Sara - how fine should I make the divisions if I weight each section separately?  I am concerned that there won't be enough threads in each section to give the required "body" to keep weights from slipping down.  if I am using 60/2 silk for the main warp and 120/2 silk for the ties (since the ties are supposed to be finer than the main warp), and use a 1:2 or 1:3 ratio between tie-downs and "main" warp threads, that would make for about 14-20 threads per inch.  In 120/2 silk, that would make for very few threads to hang the weights from.  If I can make the divisions for the weights 6", that might be enough to work, but if it's supposed to be 2", then that probably won't work, I'm guessing.

What would you suggest?

Posted on Wed, 08/11/2010 - 15:52

Tien, When I've split a supplemental chain, I "chain" it from the far end and hang the weight in the resulting loop. This means letting out a loop when the warp has been sufficiently advanced, but keeps things rather orderly.

How many threads? depends a bit on the project and the weights used - you don't want the outside edges of the "bout" slanting a lot.

Posted on Sat, 09/03/2011 - 21:24

I usually take a spare cone, wind the thread and weight the cone. The loom keeps right on going. R

Posted on Thu, 05/02/2013 - 13:32

Do you need to tension the supplementary warp differently for lampas?  My understanding is that it is more like double weave.

-Kiri.

Posted on Thu, 05/02/2013 - 20:21

Beiderwand or Lampas would be nice with the silk yarns you have, but you do not need to use two warp beams for this when your warp is all one fiber.
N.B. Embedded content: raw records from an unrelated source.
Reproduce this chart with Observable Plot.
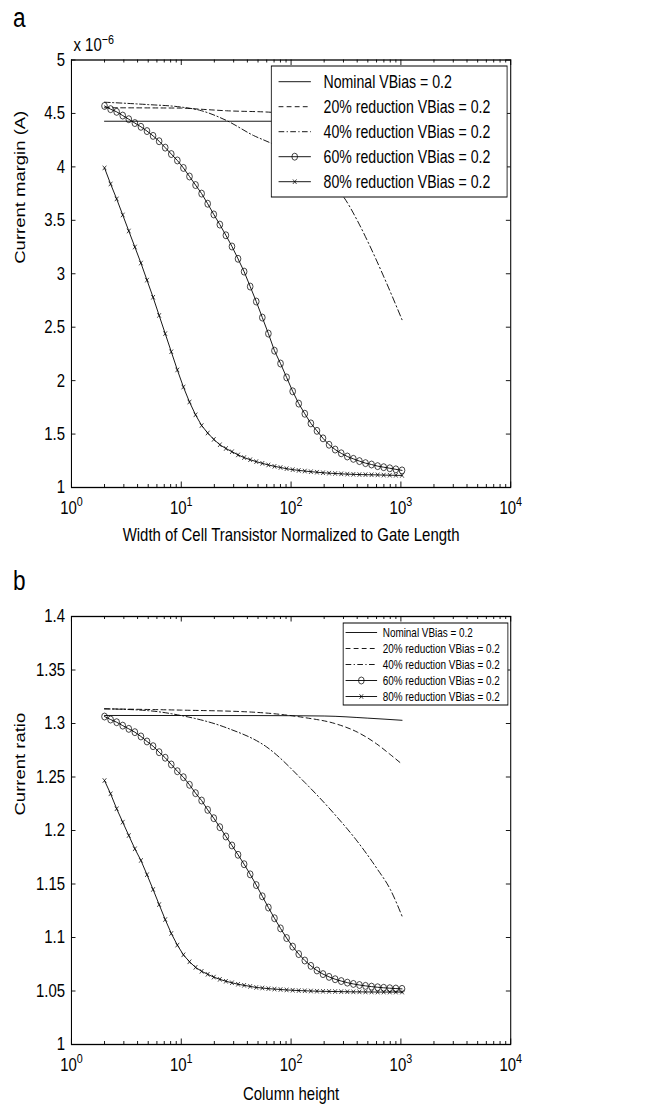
<!DOCTYPE html>
<html><head><meta charset="utf-8">
<script src="https://cdn.jsdelivr.net/npm/d3@7"></script>
<script src="https://cdn.jsdelivr.net/npm/@observablehq/plot@0.6"></script>
<style>
html,body{margin:0;background:#fff;overflow:hidden;}
#wrap{position:relative;width:650px;height:1108px;overflow:hidden;}
.panel{position:absolute;left:0;width:650px;}
</style></head><body>
<div id="wrap"><div id="pa" class="panel" style="top:0"></div><div id="pb" class="panel" style="top:560px"></div></div>
<script>
// shared x values of the marker series (width / column height)
const xs = [2, 2.272, 2.580, 2.930, 3.327, 3.779, 4.292, 4.874, 5.536, 6.287, 7.141, 8.110, 9.210, 10.46, 11.88, 13.49, 15.32, 17.40, 19.77, 22.45, 25.49, 28.95, 32.88, 37.35, 42.42, 48.17, 54.71, 62.13, 70.57, 80.14, 91.02, 103.4, 117.4, 133.3, 151.4, 172.0, 195.3, 221.8, 251.9, 286.1, 325.0, 369.0, 419.1, 476.0, 540.6, 614.0, 697.3, 792.0, 899.4, 1024];
const seriesLabels = ["Nominal VBias = 0.2", "20% reduction VBias = 0.2", "40% reduction VBias = 0.2", "60% reduction VBias = 0.2", "80% reduction VBias = 0.2"];
const xTickValues = [1, 10, 100, 1000, 10000];

// Panel a: current margin (units of 1e-6 A)
const aNomX = [2, 1024];
const aNomY = [4.427, 4.427];
const a20X = [2, 9.9, 14.7, 25.8, 67.4, 150, 300, 600, 1024];
const a20Y = [4.553, 4.55, 4.54, 4.525, 4.51, 4.47, 4.40, 4.28, 4.15];
const a40X = [2, 4.75, 9.9, 14.7, 25.8, 45.4, 67.4, 100, 150, 200, 300, 400, 500, 700, 1024];
const a40Y = [4.605, 4.584, 4.56, 4.53, 4.434, 4.294, 4.216, 4.12, 4.00, 3.89, 3.72, 3.50, 3.30, 2.97, 2.57];
const a60Y = [4.57, 4.54, 4.515, 4.48, 4.446, 4.41, 4.375, 4.335, 4.29, 4.24, 4.18, 4.12, 4.06, 3.99, 3.91, 3.83, 3.75, 3.655, 3.555, 3.46, 3.36, 3.255, 3.14, 3.02, 2.88, 2.74, 2.59, 2.44, 2.28, 2.16, 2.03, 1.90, 1.785, 1.69, 1.60, 1.53, 1.46, 1.40, 1.355, 1.32, 1.29, 1.268, 1.247, 1.228, 1.215, 1.20, 1.19, 1.18, 1.17, 1.16];
const a80Y = [3.99, 3.84, 3.70, 3.55, 3.40, 3.25, 3.10, 2.94, 2.78, 2.61, 2.44, 2.27, 2.10, 1.94, 1.80, 1.68, 1.58, 1.51, 1.45, 1.40, 1.365, 1.335, 1.305, 1.28, 1.26, 1.242, 1.226, 1.211, 1.198, 1.187, 1.176, 1.167, 1.16, 1.154, 1.148, 1.143, 1.138, 1.134, 1.131, 1.128, 1.125, 1.123, 1.121, 1.12, 1.119, 1.118, 1.116, 1.115, 1.114, 1.113];
const aYTicks = [1, 1.5, 2, 2.5, 3, 3.5, 4, 4.5, 5];

// Panel b: current ratio
const bNomX = [2, 50, 200, 500, 1024];
const bNomY = [1.3075, 1.3074, 1.307, 1.305, 1.303];
const b20X = [2, 10, 45, 133, 250, 400, 600, 800, 1024];
const b20Y = [1.3137, 1.3125, 1.3106, 1.3055, 1.30, 1.292, 1.281, 1.271, 1.262];
const b40X = [2, 5, 9.9, 25.8, 60, 133, 250, 400, 600, 800, 1024];
const b40Y = [1.3137, 1.312, 1.3075, 1.296, 1.278, 1.245, 1.215, 1.19, 1.165, 1.145, 1.12];
const b60Y = [1.3065, 1.3037, 1.3012, 1.298, 1.295, 1.2919, 1.2879, 1.2832, 1.2788, 1.2732, 1.268, 1.2617, 1.2554, 1.2498, 1.2427, 1.2349, 1.228, 1.2193, 1.2115, 1.2031, 1.1944, 1.186, 1.1773, 1.1685, 1.159, 1.149, 1.1385, 1.128, 1.118, 1.1085, 1.0995, 1.0915, 1.0845, 1.0785, 1.0735, 1.0692, 1.0658, 1.0632, 1.061, 1.0593, 1.0578, 1.0566, 1.0556, 1.0548, 1.0541, 1.0535, 1.053, 1.0526, 1.0523, 1.052];
const b80Y = [1.2467, 1.2343, 1.2203, 1.2078, 1.1953, 1.1829, 1.172, 1.1587, 1.1449, 1.1308, 1.1168, 1.1038, 1.0929, 1.0838, 1.0773, 1.0721, 1.0684, 1.0656, 1.063, 1.0609, 1.0591, 1.0577, 1.0563, 1.0553, 1.0543, 1.0533, 1.0528, 1.0522, 1.0518, 1.0514, 1.051, 1.0507, 1.0504, 1.0502, 1.05, 1.0498, 1.0497, 1.0496, 1.0495, 1.0494, 1.0493, 1.0492, 1.0492, 1.0491, 1.0491, 1.049, 1.049, 1.049, 1.049, 1.049];
const bYTicks = [1, 1.05, 1.1, 1.15, 1.2, 1.25, 1.3, 1.35, 1.4];

const FONT = "'Liberation Sans', Arial, Helvetica, sans-serif";
const NS = "http://www.w3.org/2000/svg";
const zip = (X, Y) => X.map((x, i) => ({x, y: Y[i]}));
const DASH = "6,4", DASHDOT = "7,3,1.5,3";
const W0 = 805;          // drawing width, squeezed horizontally into the 650 px page like the reference
const PAGE_W = 650;

function panel(cfg) {
  const W = W0, H = cfg.height;
  const plotW = W - cfg.ml - cfg.mr, plotH = H - cfg.mt - cfg.mb;
  const minor = d3.scaleLog().domain([1, 1e4]).ticks().filter(v => !xTickValues.includes(v));
  const ink = {stroke: "black", strokeWidth: 1};
  const svg = Plot.plot({
    width: W, height: H,
    marginLeft: cfg.ml, marginRight: cfg.mr, marginTop: cfg.mt, marginBottom: cfg.mb,
    style: {fontFamily: FONT, fontSize: "18.5px", color: "black", background: "white", overflow: "visible"},
    x: {type: "log", domain: [1, 1e4], label: null},
    y: {domain: cfg.yDomain, label: null},
    marks: [
      Plot.line(zip(cfg.nomX, cfg.nomY), {x: "x", y: "y", ...ink, curve: "monotone-x"}),
      Plot.line(zip(cfg.d20X, cfg.d20Y), {x: "x", y: "y", ...ink, strokeDasharray: DASH, curve: "monotone-x"}),
      Plot.line(zip(cfg.d40X, cfg.d40Y), {x: "x", y: "y", ...ink, strokeDasharray: DASHDOT, curve: "monotone-x"}),
      Plot.line(zip(xs, cfg.d60Y), {x: "x", y: "y", ...ink}),
      Plot.dot(zip(xs, cfg.d60Y), {x: "x", y: "y", r: 3.5, stroke: "black", fill: "none", strokeWidth: 0.8}),
      Plot.line(zip(xs, cfg.d80Y), {x: "x", y: "y", ...ink}),
      Plot.dot(zip(xs, cfg.d80Y), {x: "x", y: "y", symbol: "times", r: 2.2, stroke: "black", fill: "none", strokeWidth: 0.8}),
      // inward ticks (bottom/top, left/right)
      Plot.tickX(xTickValues, {x: d => d, ...ink, insetTop: plotH - 5.5}),
      Plot.tickX(xTickValues, {x: d => d, ...ink, insetBottom: plotH - 5.5}),
      Plot.tickX(minor, {x: d => d, ...ink, insetTop: plotH - 3}),
      Plot.tickX(minor, {x: d => d, ...ink, insetBottom: plotH - 3}),
      Plot.tickY(cfg.yTicks, {y: d => d, ...ink, insetRight: plotW - 5.5}),
      Plot.tickY(cfg.yTicks, {y: d => d, ...ink, insetLeft: plotW - 5.5}),
      Plot.frame({stroke: "black", strokeWidth: 1.3}),
      Plot.axisX({ticks: xTickValues, tickSize: 0, tickPadding: 13, fontSize: 18.5, label: null,
        tickFormat: d => "10^" + Math.round(Math.log10(d))}),
      Plot.axisY({ticks: cfg.yTicks, tickSize: 0, tickPadding: 8, fontSize: 18.5, label: null,
        tickFormat: d => String(+d.toFixed(2))}),
      Plot.text([cfg.xLabel], {text: d => d, frameAnchor: "bottom", dy: cfg.xLabelDy, fontSize: 18.5}),
      Plot.text([cfg.yLabel], {text: d => d, frameAnchor: "left", dx: -64, dy: cfg.yLabelDy, rotate: -90, fontSize: 18.5})
    ]
  });
  const s = d3.select(svg);
  // superscript exponents on the x tick labels
  s.selectAll("text").each(function() {
    const t = this.textContent, m = /^10\^(-?\d+)$/.exec(t);
    if (m) {
      this.textContent = "10";
      const ts = document.createElementNS(NS, "tspan");
      ts.setAttribute("dy", "-0.55em"); ts.setAttribute("font-size", "0.72em");
      ts.textContent = m[1];
      this.appendChild(ts);
    }
  });
  // panel tag
  s.append("text").attr("x", 16).attr("y", cfg.tagY).attr("text-anchor", "start")
    .attr("font-size", 28).attr("font-family", FONT).text(cfg.tag);
  // exponent multiplier
  if (cfg.multiplier) {
    const t = s.append("text").attr("x", cfg.ml + 3).attr("y", cfg.mt - 8).attr("text-anchor", "start")
      .attr("font-size", 18.5).attr("font-family", FONT).text("x 10");
    t.append("tspan").attr("dy", "-0.55em").attr("font-size", "0.72em").text(cfg.multiplier);
  }
  // legend
  const L = cfg.legend;
  const g = s.append("g").attr("font-family", FONT).attr("font-size", L.fs).attr("text-anchor", "start");
  g.append("rect").attr("x", L.x0).attr("y", L.y0).attr("width", L.w).attr("height", L.h)
    .attr("fill", "white").attr("stroke", "black").attr("stroke-width", 1);
  const styles = [{}, {dash: DASH}, {dash: DASHDOT}, {marker: "circle"}, {marker: "times"}];
  seriesLabels.forEach((lab, i) => {
    const cy = L.y0 + L.row0 + i * L.dy;
    const xa = L.x0 + L.l0, xb = L.x0 + L.l1, xm = (xa + xb) / 2;
    const ln = g.append("line").attr("x1", xa).attr("x2", xb).attr("y1", cy).attr("y2", cy)
      .attr("stroke", "black").attr("stroke-width", 1);
    if (styles[i].dash) ln.attr("stroke-dasharray", styles[i].dash);
    if (styles[i].marker === "circle")
      g.append("circle").attr("cx", xm).attr("cy", cy).attr("r", 3.5).attr("fill", "none").attr("stroke", "black").attr("stroke-width", 0.8);
    if (styles[i].marker === "times")
      g.append("path").attr("d", d3.symbol(d3.symbolTimes, 2.2 * 2.2 * Math.PI)()).attr("transform", `translate(${xm},${cy})`)
        .attr("fill", "none").attr("stroke", "black").attr("stroke-width", 0.8);
    g.append("text").attr("x", L.x0 + L.tx).attr("y", cy).attr("dy", "0.35em").text(lab);
  });
  // squeeze horizontally into the page width, as in the reference
  svg.setAttribute("viewBox", `0 0 ${W} ${H}`);
  svg.setAttribute("preserveAspectRatio", "none");
  svg.setAttribute("width", PAGE_W);
  svg.style.width = PAGE_W + "px";
  svg.style.maxWidth = "none";
  svg.style.height = H + "px";
  return svg;
}

document.getElementById("pa").appendChild(panel({
  height: 560, ml: 88, mr: W0 - 632, mt: 59.5, mb: 73, yDomain: [1, 5], yTicks: aYTicks,
  nomX: aNomX, nomY: aNomY, d20X: a20X, d20Y: a20Y, d40X: a40X, d40Y: a40Y, d60Y: a60Y, d80Y: a80Y,
  xLabel: "Width of Cell Transistor Normalized to Gate Length", yLabel: "Current margin (A)",
  xLabelDy: 53, yLabelDy: -10, tag: "a", tagY: 27, multiplier: "\u22126",
  legend: {x0: 336, y0: 66, w: 292, h: 131, row0: 15.7, dy: 25, l0: 9, l1: 49, tx: 64.7, fs: 17.5}
}));
document.getElementById("pb").appendChild(panel({
  height: 548, ml: 88, mr: W0 - 632, mt: 56, mb: 64, yDomain: [1, 1.4], yTicks: bYTicks,
  nomX: bNomX, nomY: bNomY, d20X: b20X, d20Y: b20Y, d40X: b40X, d40Y: b40Y, d60Y: b60Y, d80Y: b80Y,
  xLabel: "Column height", yLabel: "Current ratio",
  xLabelDy: 55, yLabelDy: -15, tag: "b", tagY: 30, multiplier: null,
  legend: {x0: 425, y0: 63, w: 204, h: 82, row0: 9.5, dy: 16, l0: 3, l1: 42, tx: 49, fs: 12.3}
}));
</script>
</body></html>
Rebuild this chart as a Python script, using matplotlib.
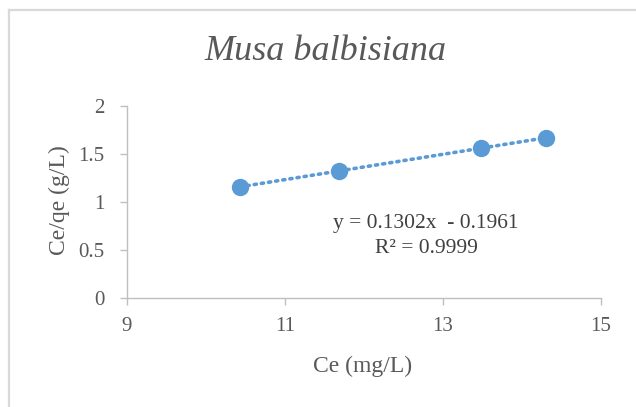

With that warp already wound onto a beam, you might consider a true supplementary warp project with the added warps appearing in select places. Or you could add a second warp for tie-downs for brocade in places.

I did not need a second beam for taquete until I tried it for a warp of weft-faced rugs. With rugs, I needed more tension in general plus additional tension on one layer of warp, and my 40" folding AVL was not the right loom for that. Clearly you are not going to make rugs with the 60/2 silk warp.